___ Extracted material ___
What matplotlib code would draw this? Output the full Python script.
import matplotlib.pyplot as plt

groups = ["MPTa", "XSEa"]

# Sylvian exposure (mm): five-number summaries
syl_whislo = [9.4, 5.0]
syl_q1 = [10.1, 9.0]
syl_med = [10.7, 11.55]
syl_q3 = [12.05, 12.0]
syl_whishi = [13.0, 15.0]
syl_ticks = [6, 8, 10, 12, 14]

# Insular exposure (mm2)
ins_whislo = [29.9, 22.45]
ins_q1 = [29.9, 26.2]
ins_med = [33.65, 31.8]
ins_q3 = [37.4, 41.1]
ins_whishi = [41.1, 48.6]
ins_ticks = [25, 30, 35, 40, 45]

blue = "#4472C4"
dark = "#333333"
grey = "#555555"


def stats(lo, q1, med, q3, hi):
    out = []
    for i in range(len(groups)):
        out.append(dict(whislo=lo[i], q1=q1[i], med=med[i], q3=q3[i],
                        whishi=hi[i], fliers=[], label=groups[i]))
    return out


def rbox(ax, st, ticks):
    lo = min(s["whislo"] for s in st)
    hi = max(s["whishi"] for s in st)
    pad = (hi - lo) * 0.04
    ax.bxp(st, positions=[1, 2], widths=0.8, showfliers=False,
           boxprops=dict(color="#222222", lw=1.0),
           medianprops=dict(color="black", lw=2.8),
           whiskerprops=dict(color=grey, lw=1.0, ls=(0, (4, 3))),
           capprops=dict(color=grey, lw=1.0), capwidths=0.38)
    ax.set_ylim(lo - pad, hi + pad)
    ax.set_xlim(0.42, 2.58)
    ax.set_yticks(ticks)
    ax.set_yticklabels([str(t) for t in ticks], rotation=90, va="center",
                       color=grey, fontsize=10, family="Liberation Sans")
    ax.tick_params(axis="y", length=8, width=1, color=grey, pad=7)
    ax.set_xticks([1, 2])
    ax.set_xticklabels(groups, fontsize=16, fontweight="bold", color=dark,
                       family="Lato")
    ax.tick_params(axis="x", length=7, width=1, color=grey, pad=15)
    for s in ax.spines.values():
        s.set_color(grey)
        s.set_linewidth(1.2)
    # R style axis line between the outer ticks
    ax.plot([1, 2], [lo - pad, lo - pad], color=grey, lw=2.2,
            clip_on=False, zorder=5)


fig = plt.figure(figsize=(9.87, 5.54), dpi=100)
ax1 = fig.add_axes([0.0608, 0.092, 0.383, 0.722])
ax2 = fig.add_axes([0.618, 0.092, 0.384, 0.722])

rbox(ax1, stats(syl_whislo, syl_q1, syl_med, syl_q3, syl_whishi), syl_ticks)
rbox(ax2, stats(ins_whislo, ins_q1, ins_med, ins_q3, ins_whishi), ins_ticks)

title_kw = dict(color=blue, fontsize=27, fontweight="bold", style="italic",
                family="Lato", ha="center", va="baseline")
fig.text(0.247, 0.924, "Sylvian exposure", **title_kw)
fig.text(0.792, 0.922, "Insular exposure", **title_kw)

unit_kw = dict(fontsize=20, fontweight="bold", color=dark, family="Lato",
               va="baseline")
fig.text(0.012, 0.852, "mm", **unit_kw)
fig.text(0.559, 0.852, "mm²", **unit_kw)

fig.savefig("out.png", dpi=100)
___
___ Extracted material ___
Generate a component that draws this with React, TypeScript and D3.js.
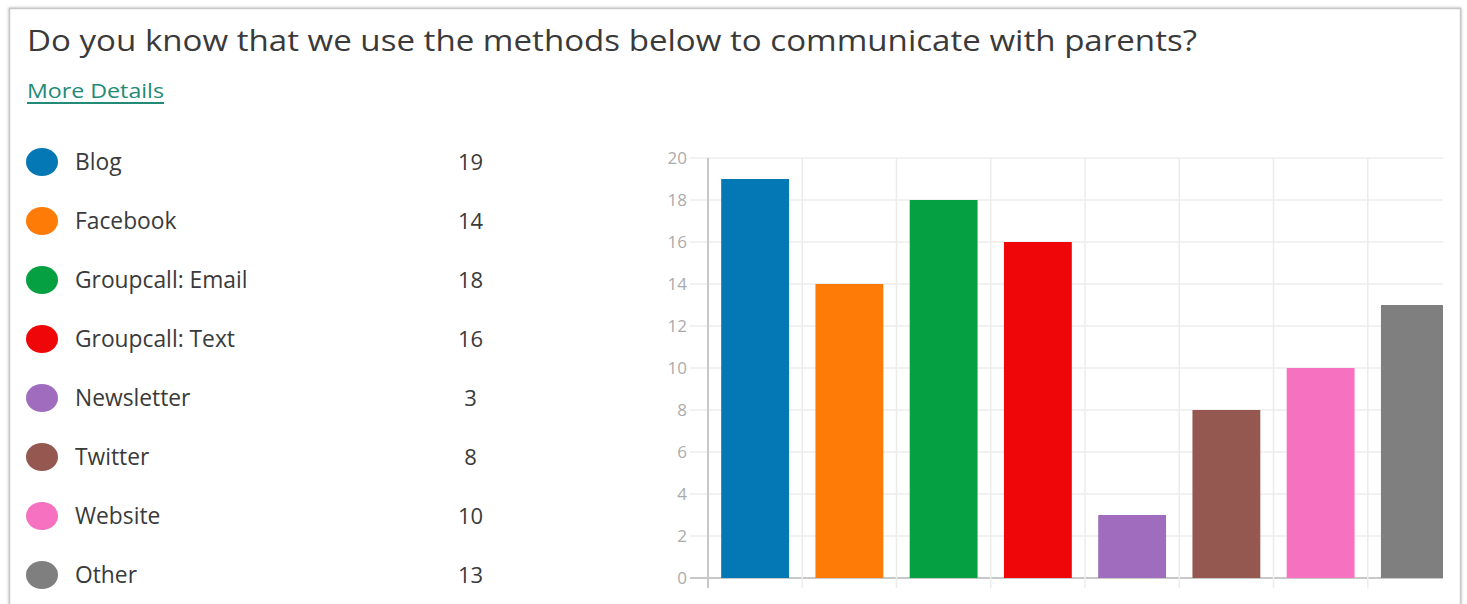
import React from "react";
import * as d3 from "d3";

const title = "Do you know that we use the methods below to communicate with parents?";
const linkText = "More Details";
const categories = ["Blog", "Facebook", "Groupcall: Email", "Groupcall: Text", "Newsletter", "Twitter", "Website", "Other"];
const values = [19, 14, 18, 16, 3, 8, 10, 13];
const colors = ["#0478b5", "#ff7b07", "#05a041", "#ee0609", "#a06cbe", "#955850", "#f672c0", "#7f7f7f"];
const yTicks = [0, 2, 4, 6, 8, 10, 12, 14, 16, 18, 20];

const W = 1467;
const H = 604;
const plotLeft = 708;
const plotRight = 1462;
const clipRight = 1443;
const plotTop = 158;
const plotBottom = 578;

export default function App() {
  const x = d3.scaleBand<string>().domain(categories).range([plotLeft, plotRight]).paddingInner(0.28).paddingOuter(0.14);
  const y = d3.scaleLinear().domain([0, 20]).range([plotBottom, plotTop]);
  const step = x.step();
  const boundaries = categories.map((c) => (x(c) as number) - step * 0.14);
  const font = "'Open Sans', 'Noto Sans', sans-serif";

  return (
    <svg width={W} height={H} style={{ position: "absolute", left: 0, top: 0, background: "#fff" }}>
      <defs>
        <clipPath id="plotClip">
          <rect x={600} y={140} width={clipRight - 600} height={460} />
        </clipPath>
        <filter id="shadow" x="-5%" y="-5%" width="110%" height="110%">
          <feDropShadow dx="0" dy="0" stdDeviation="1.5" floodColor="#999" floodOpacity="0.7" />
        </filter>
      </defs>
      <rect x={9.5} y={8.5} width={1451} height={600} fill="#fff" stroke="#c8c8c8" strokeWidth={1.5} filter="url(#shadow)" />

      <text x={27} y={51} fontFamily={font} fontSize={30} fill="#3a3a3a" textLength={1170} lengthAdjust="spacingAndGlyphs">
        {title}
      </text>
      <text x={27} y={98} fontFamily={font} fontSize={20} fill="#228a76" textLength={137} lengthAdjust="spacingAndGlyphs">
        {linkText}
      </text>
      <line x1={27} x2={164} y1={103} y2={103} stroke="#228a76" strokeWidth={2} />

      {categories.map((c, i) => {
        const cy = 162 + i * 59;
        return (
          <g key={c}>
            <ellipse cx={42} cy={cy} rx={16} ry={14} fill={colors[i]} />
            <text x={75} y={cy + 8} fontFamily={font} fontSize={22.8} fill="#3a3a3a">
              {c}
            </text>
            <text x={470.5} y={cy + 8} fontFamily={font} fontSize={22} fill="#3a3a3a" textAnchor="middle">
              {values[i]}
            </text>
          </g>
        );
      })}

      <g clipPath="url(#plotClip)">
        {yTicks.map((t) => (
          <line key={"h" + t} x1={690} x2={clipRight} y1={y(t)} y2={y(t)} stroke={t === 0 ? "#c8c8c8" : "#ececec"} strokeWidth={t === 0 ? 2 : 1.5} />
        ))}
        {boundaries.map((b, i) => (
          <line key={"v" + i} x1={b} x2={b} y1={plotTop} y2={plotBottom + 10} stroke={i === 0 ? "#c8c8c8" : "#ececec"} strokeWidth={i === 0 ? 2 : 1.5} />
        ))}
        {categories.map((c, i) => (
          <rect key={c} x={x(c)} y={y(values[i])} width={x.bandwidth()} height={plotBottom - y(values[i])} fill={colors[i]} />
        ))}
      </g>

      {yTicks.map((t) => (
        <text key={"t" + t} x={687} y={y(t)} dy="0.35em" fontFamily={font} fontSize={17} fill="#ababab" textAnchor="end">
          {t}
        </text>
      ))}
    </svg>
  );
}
___
### Stated problem
The lines to print start at the line containing "Generate a component" and end at the line containing "import * as"; print them exactly, both ends included, and leave out every picture.

### Answer for the task
Generate a component that draws this with React, TypeScript and D3.js.
import React from "react";
import * as d3 from "d3";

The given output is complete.